• [AVAILABLE DATA]
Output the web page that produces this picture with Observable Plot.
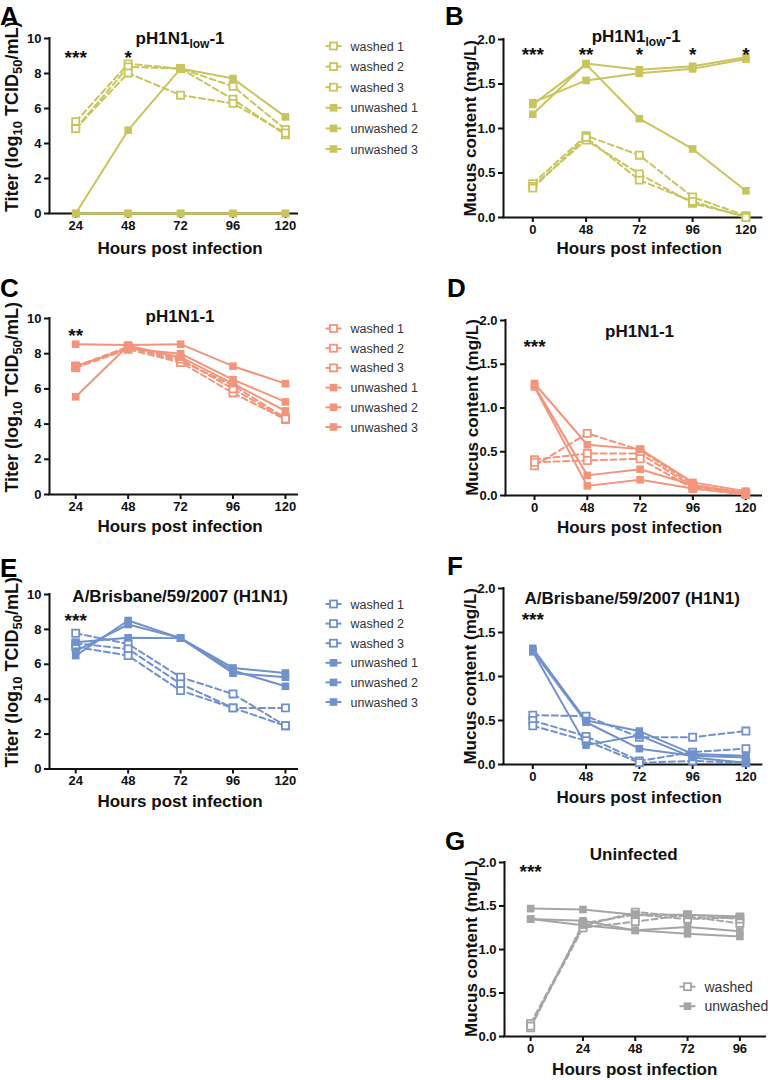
<!DOCTYPE html>
<html><head><meta charset="utf-8">
<script src="https://cdn.jsdelivr.net/npm/d3@7"></script>
<script src="https://cdn.jsdelivr.net/npm/@observablehq/plot@0.6"></script>
<style>
body{margin:0;background:#fff;}
#page{position:relative;width:773px;height:1080px;overflow:hidden;background:#fff;font-family:"Liberation Sans",Arial,sans-serif;}
#overlay{position:absolute;left:0;top:0;pointer-events:none;}
</style></head><body><div id="page"></div>
<script>
// ---------- data ----------
const titerHours = ["24", "48", "72", "96", "120"];
const mucusHours = ["0", "48", "72", "96", "120"];
const uninfHours = ["0", "24", "48", "72", "96"];
const legendNames = ["washed 1", "washed 2", "washed 3", "unwashed 1", "unwashed 2", "unwashed 3"];
const legendNamesG = ["washed", "unwashed"];

// A: pH1N1low-1 titer
const aWashed = [[5.25, 8.55, 8.28, 7.27, 4.8], [4.85, 8.38, 8.28, 6.53, 4.5], [4.85, 8.03, 6.76, 6.29, 4.6]];
const aUnwashed = [[0, 4.76, 8.28, 7.71, 5.52], [0, 0, 0, 0, 0], [0, 0, 0, 0, 0]];
const aSig = ["***", "*", "", "", ""];
// B: pH1N1low-1 mucus
const bWashed = [[0.38, 0.92, 0.70, 0.23, 0.02], [0.35, 0.87, 0.49, 0.16, 0.01], [0.33, 0.90, 0.42, 0.18, 0.0]];
const bUnwashed = [[1.16, 1.73, 1.66, 1.70, 1.80], [1.29, 1.54, 1.62, 1.67, 1.78], [1.27, 1.72, 1.11, 0.77, 0.30]];
const bSig = ["***", "**", "*", "*", "*"];
// C: pH1N1-1 titer
const cWashed = [[7.3, 8.35, 7.6, 6.2, 4.35], [7.2, 8.25, 7.5, 5.77, 4.26], [7.25, 8.4, 7.7, 6.0, 4.3]];
const cUnwashed = [[8.54, 8.5, 8.54, 7.29, 6.3], [7.29, 8.3, 8.0, 6.53, 5.26], [5.55, 8.45, 7.8, 6.3, 4.75]];
const cSig = ["**", "", "", "", ""];
// D: pH1N1-1 mucus
const dWashed = [[0.34, 0.71, 0.52, 0.12, 0.03], [0.41, 0.48, 0.48, 0.10, 0.02], [0.38, 0.40, 0.42, 0.08, 0.01]];
const dUnwashed = [[1.28, 0.58, 0.53, 0.15, 0.05], [1.25, 0.23, 0.30, 0.12, 0.03], [1.24, 0.11, 0.18, 0.08, 0.02]];
const dSig = ["***", "", "", "", ""];
// E: A/Brisbane/59/2007 titer
const eWashed = [[7.78, 7.17, 5.26, 4.3, 2.48], [7.2, 6.88, 4.88, 3.5, 3.5], [7.0, 6.5, 4.49, 3.5, 2.48]];
const eUnwashed = [[6.5, 8.51, 7.5, 5.79, 5.5], [6.75, 8.28, 7.5, 5.64, 4.74], [7.27, 7.52, 7.5, 5.49, 5.26]];
const eSig = ["***", "", "", "", ""];
// F: A/Brisbane/59/2007 mucus
const fWashed = [[0.56, 0.55, 0.31, 0.31, 0.38], [0.50, 0.32, 0.04, 0.14, 0.18], [0.44, 0.27, 0.02, 0.04, 0.02]];
const fUnwashed = [[1.32, 0.50, 0.38, 0.12, 0.10], [1.29, 0.48, 0.18, 0.10, 0.08], [1.28, 0.22, 0.33, 0.08, 0.02]];
const fSig = ["***", "", "", "", ""];
// G: Uninfected mucus
const gWashed = [[0.15, 1.27, 1.43, 1.38, 1.30], [0.10, 1.30, 1.40, 1.35, 1.37], [0.12, 1.25, 1.32, 1.40, 1.35]];
const gUnwashed = [[1.47, 1.46, 1.40, 1.40, 1.38], [1.35, 1.33, 1.22, 1.26, 1.21], [1.35, 1.28, 1.22, 1.18, 1.15]];
const gSig = ["***", "", "", "", ""];

const titerTicks = [0, 2, 4, 6, 8, 10];
const mucusTicks = [0, 0.5, 1.0, 1.5, 2.0];

// ---------- styles ----------
const YELLOW = "#c9c45c", SALMON = "#f3957b", BLUE = "#7191cc", GRAY = "#a5a5a5";
const FONT = "'Liberation Sans', Arial, sans-serif";
const page = document.getElementById("page");

function pxOf(cfg, i) {
  const [d0, d1] = cfg.xDomain;
  return cfg.xL + (i - d0) / (d1 - d0) * (cfg.xR - cfg.xL);
}

function panel(cfg) {
  const mL = 60, mR = 14, mT = 34, mB = 34;
  const width = (cfg.xR - cfg.xL) + mL + mR;
  const height = (cfg.yB - cfg.yT) + mT + mB;
  const rows = [];
  cfg.washed.forEach((arr, k) => arr.forEach((v, i) => rows.push({series: "w" + k, group: "washed", i, v})));
  cfg.unwashed.forEach((arr, k) => arr.forEach((v, i) => rows.push({series: "u" + k, group: "unwashed", i, v})));
  const W = rows.filter(d => d.group === "washed");
  const U = rows.filter(d => d.group === "unwashed");
  const sig = cfg.sig.map((s, i) => ({s, i})).filter(d => d.s);
  const xt = cfg.hours.map((h, i) => ({h, i}));
  const [y0, y1] = cfg.yDomain, [x0, x1] = cfg.xDomain;
  const svg = Plot.plot({
    width, height, marginLeft: mL, marginRight: mR, marginTop: mT, marginBottom: mB,
    x: {type: "linear", domain: cfg.xDomain, axis: null},
    y: {type: "linear", domain: cfg.yDomain, axis: null},
    style: {fontFamily: FONT, fontWeight: "bold", background: "transparent", overflow: "visible"},
    marks: [
      Plot.axisY({ticks: cfg.yTicks, tickFormat: () => "", tickSize: 5, strokeWidth: 2, color: "#111", label: null}),
      Plot.axisX({ticks: [0, 1, 2, 3, 4], tickFormat: () => "", tickSize: 5, strokeWidth: 2, color: "#111", label: null}),
      Plot.text(cfg.yTicks, {x: x0, y: d => d, text: cfg.yFmt, textAnchor: "end", dx: -8,
        fontSize: 13, fontWeight: "bold", fill: "#111"}),
      Plot.text(xt, {x: "i", y: y0, text: "h", lineAnchor: "top", dy: 7,
        fontSize: 13, fontWeight: "bold", fill: "#111"}),
      Plot.ruleX([x0], {y1: y0, y2: y1, stroke: "#111", strokeWidth: 2, strokeLinecap: "square"}),
      Plot.ruleY([y0], {x1: x0, x2: x1, stroke: "#111", strokeWidth: 2, strokeLinecap: "square"}),
      Plot.line(W, {x: "i", y: "v", z: "series", stroke: cfg.color, strokeWidth: 2, strokeDasharray: "6,3.5"}),
      Plot.line(U, {x: "i", y: "v", z: "series", stroke: cfg.color, strokeWidth: 2}),
      Plot.dot(W, {x: "i", y: "v", symbol: "square", r: 4, fill: "white", stroke: cfg.color, strokeWidth: 1.8}),
      Plot.dot(U, {x: "i", y: "v", symbol: "square", r: 4.3, fill: cfg.color, stroke: "none"}),
      Plot.text(sig, {x: "i", y: cfg.sigY, text: "s", fontSize: 19, fontWeight: "bold", fill: "#111", dy: 5})
    ]
  });
  svg.style.position = "absolute";
  svg.style.left = (cfg.xL - mL) + "px";
  svg.style.top = (cfg.yT - mT) + "px";
  svg.style.overflow = "visible";
  page.appendChild(svg);
}

const fmtT = d => String(d);
const fmtM = d => d.toFixed(1);
const panels = {
  A: {xL: 49, xR: 297, yT: 38.3, yB: 213.3, xDomain: [-0.5, 4.23], yDomain: [0, 10], yTicks: titerTicks, yFmt: fmtT,
      hours: titerHours, washed: aWashed, unwashed: aUnwashed, color: YELLOW, sig: aSig, sigY: 9.16},
  B: {xL: 503.3, xR: 761.7, yT: 39.3, yB: 217.3, xDomain: [-0.55, 4.3], yDomain: [0, 2], yTicks: mucusTicks, yFmt: fmtM,
      hours: mucusHours, washed: bWashed, unwashed: bUnwashed, color: YELLOW, sig: bSig, sigY: 1.88},
  C: {xL: 49, xR: 297, yT: 318.3, yB: 494.3, xDomain: [-0.5, 4.23], yDomain: [0, 10], yTicks: titerTicks, yFmt: fmtT,
      hours: titerHours, washed: cWashed, unwashed: cUnwashed, color: SALMON, sig: cSig, sigY: 9.3},
  D: {xL: 505, xR: 761, yT: 320, yB: 495, xDomain: [-0.55, 4.3], yDomain: [0, 2], yTicks: mucusTicks, yFmt: fmtM,
      hours: mucusHours, washed: dWashed, unwashed: dUnwashed, color: SALMON, sig: dSig, sigY: 1.75},
  E: {xL: 49, xR: 297, yT: 594, yB: 768.5, xDomain: [-0.5, 4.23], yDomain: [0, 10], yTicks: titerTicks, yFmt: fmtT,
      hours: titerHours, washed: eWashed, unwashed: eUnwashed, color: BLUE, sig: eSig, sigY: 8.8},
  F: {xL: 503.3, xR: 761.7, yT: 588.3, yB: 764.3, xDomain: [-0.55, 4.3], yDomain: [0, 2], yTicks: mucusTicks, yFmt: fmtM,
      hours: mucusHours, washed: fWashed, unwashed: fUnwashed, color: BLUE, sig: fSig, sigY: 1.70},
  G: {xL: 504, xR: 765, yT: 861.7, yB: 1035.7, xDomain: [-0.5, 4.49], yDomain: [0, 2], yTicks: mucusTicks, yFmt: fmtM,
      hours: uninfHours, washed: gWashed, unwashed: gUnwashed, color: GRAY, sig: gSig, sigY: 1.95}
};
Object.values(panels).forEach(panel);

// ---------- text overlay ----------
const ov = d3.select(page).append("svg").attr("id", "overlay").attr("width", 773).attr("height", 1080)
  .style("font-family", FONT);

function rich(parent, parts, size, subSize) {
  const t = parent;
  let shifted = false;
  parts.forEach(p => {
    const sub = Array.isArray(p);
    const txt = sub ? p[0] : p;
    const ts = t.append("tspan").text(txt).attr("font-size", sub ? subSize : size);
    if (sub && !shifted) { ts.attr("dy", 4); shifted = true; }
    else if (!sub && shifted) { ts.attr("dy", -4); shifted = false; }
  });
  return t;
}

const titerLabel = ["Titer (log", ["10"], " TCID", ["50"], "/mL)"];
const mucusLabel = ["Mucus content (mg/L)"];
const lowTitle = ["pH1N1", ["low"], "-1"];

function yLabel(cfg, parts, bx, size, off) {
  const cy = (cfg.yT + cfg.yB) / 2 + off;
  const t = ov.append("text").attr("transform", `translate(${bx},${cy}) rotate(-90)`)
    .attr("text-anchor", "middle").attr("font-weight", "bold").attr("fill", "#111");
  rich(t, parts, size, 13);
}
function xLabel(cfg, off) {
  ov.append("text").attr("x", pxOf(cfg, 2)).attr("y", cfg.yB + off).attr("text-anchor", "middle")
    .attr("font-weight", "bold").attr("font-size", 17).attr("fill", "#111").text("Hours post infection");
}
function title(cfg, parts, x, y) {
  const t = ov.append("text").attr("x", x).attr("y", y).attr("text-anchor", "middle")
    .attr("font-weight", "bold").attr("fill", "#111");
  rich(t, parts, 17, 12);
}
function letter(ch, x, y) {
  ov.append("text").attr("x", x).attr("y", y).attr("font-weight", "bold").attr("font-size", 26)
    .attr("fill", "#000").text(ch);
}
function legend(names, color, y0, step, lx, size, opens) {
  names.forEach((n, k) => {
    const y = y0 + k * step;
    const open = opens(k);
    ov.append("line").attr("x1", lx - 8).attr("x2", lx + 8).attr("y1", y).attr("y2", y)
      .attr("stroke", color).attr("stroke-width", 2);
    if (open) ov.append("rect").attr("x", lx - 3.5).attr("y", y - 3.5).attr("width", 7).attr("height", 7)
      .attr("fill", "white").attr("stroke", color).attr("stroke-width", 1.8);
    else ov.append("rect").attr("x", lx - 3.8).attr("y", y - 3.8).attr("width", 7.6).attr("height", 7.6)
      .attr("fill", color);
    ov.append("text").attr("x", lx + 17).attr("y", y + size * 0.36).attr("font-size", size)
      .attr("fill", "#333").text(n);
  });
}

const P = panels;
[P.A, P.C, P.E].forEach(c => { yLabel(c, titerLabel, 18, 18, -9); });
[P.B, P.D, P.F, P.G].forEach(c => { yLabel(c, mucusLabel, c.xL - 27.5, 17, 0); });
xLabel(P.A, 41); xLabel(P.B, 37); xLabel(P.C, 38); xLabel(P.D, 38);
xLabel(P.E, 38); xLabel(P.F, 39); xLabel(P.G, 39);

title(P.A, lowTitle, pxOf(P.A, 2), 44);
title(P.B, lowTitle, pxOf(P.B, 2) - 3, 42);
title(P.C, ["pH1N1-1"], pxOf(P.C, 2), 322);
title(P.D, ["pH1N1-1"], pxOf(P.D, 2), 337);
title(P.E, ["A/Brisbane/59/2007 (H1N1)"], pxOf(P.E, 2), 602);
title(P.F, ["A/Brisbane/59/2007 (H1N1)"], pxOf(P.F, 2) - 7, 604);
title(P.G, ["Uninfected"], pxOf(P.G, 2) - 1, 860);

letter("A", 0, 25); letter("B", 445, 25); letter("C", 0, 297); letter("D", 447, 297);
letter("E", 0, 577); letter("F", 447, 575); letter("G", 445, 850);

legend(legendNames, YELLOW, 46, 20.6, 333.5, 12.5, k => k < 3);
legend(legendNames, SALMON, 328.5, 19.7, 333.5, 12.5, k => k < 3);
legend(legendNames, BLUE, 604, 19.6, 333.5, 12.5, k => k < 3);
legend(legendNamesG, GRAY, 986.7, 19.5, 687.5, 14, k => k < 1);
</script></body></html>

• [REQUIREMENT] Select every line where the word "page" occurs.

• [ANSWER TO THIS EXERCISE]
Output the web page that produces this picture with Observable Plot.
#page{position:relative;width:773px;height:1080px;overflow:hidden;background:#fff;font-family:"Liberation Sans",Arial,sans-serif;}
</style></head><body><div id="page"></div>
const page = document.getElementById("page");
  page.appendChild(svg);
const ov = d3.select(page).append("svg").attr("id", "overlay").attr("width", 773).attr("height", 1080)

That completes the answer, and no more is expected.